This project is jointly funded by the Chemistry of Life Processes Program in the Division of Chemistry, the Molecular Biophysics Program in the Division of Molecular and Cellular Biosciences and the Computational and Data-Enabled Science and Engineering program.
The Chemistry of Life Processes Program in the Chemistry Division is funding Dr. Charles L. Brooks III from the University of Michigan to develop computational methods to explore protein-protein interactions. Protein-protein interactions (PPIs) form the basis for most biological processes. An atomic description of the key features of protein-protein interactions will yield tremendous benefits in both establishing a fundamental understanding of the processes that support all living systems, and gaining the ability to manipulate and control those processes. Experimental approaches such as nuclear magnetic resonance spectroscopy (NMR) and X-ray crystallography can reveal features of interacting complexes and isolated monomers of key protein-protein interactions, but have difficulty capturing dynamic, flexible systems. Molecular dynamics (MD) is a useful tool to deconvolute these experimental measurements, and offers a detailed, dynamic view of molecular interactions. Although brute force MD approaches have made significant progress studying the dynamics of single molecule systems, they have fundamental difficulties with biologically relevant PPIs due to the large sizes, long time scales and high flexibility of these systems. This project will develop, test and apply computational approaches that enable MD studies to probe the interactions of the viral capsid glycoprotein Hemagglutinin with putative human antibody mimics, and the chaperone activity of the bacterial acid-shock chaperone HdeA. Dr. Brooks will provide training for a postdoc, graduate student and a number of undergraduates as well as mentoring them in the development of physical theories and simulation methods to study protein-protein interactions.
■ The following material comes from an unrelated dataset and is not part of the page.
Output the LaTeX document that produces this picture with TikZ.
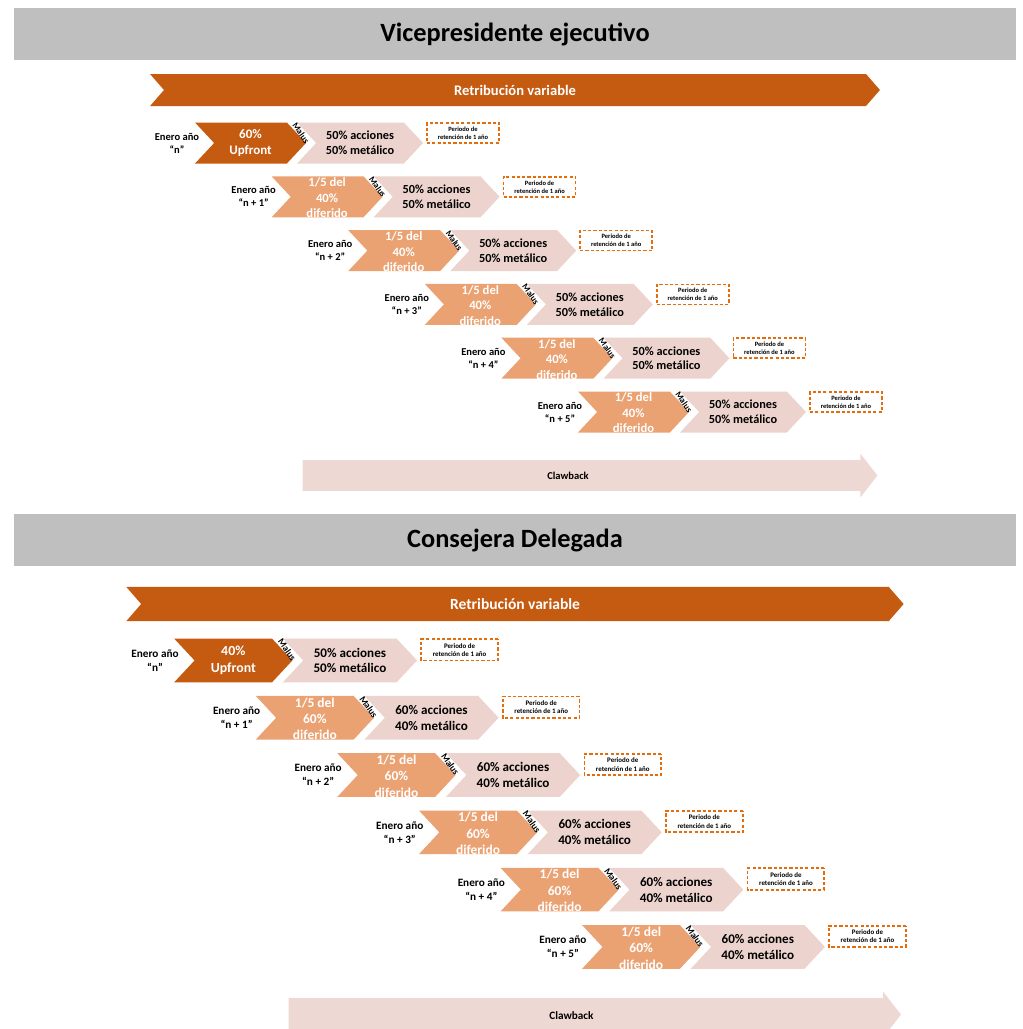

Moreover, the findings, methods and techniques developed in this project will be distributed through tutorials and case studies to be integrated into the Multiscale Modeling Tools for Structural Biology (MMTSB) tutorials as well as into courses taught at the University of Michigan
The specific outcome of the project will be computational tools and methods to i) predict environment-dependent NMR observables from coarse-grained (CG) simulations; ii) undertake the development of transferable CG interaction potentials that are specially designed for reproducing observed protein-protein interfaces; iii) undertake the development of enhanced sampling methods for efficient determination of thermodynamic and kinetic properties of intermolecular interactions. The work will focus on two demanding benchmark cases: the interactions of the viral capsid glycoprotein Hemagglutinin with putative human antibody mimics, and the chaperone activity of the bacterial acid-shock chaperone HdeA. The former system is difficult due to the large system size (>600 amino acids total), while the interactions in the latter system are highly dynamic, sensitive to the system pH, and involve multiple copies of HdeA and substrate protein.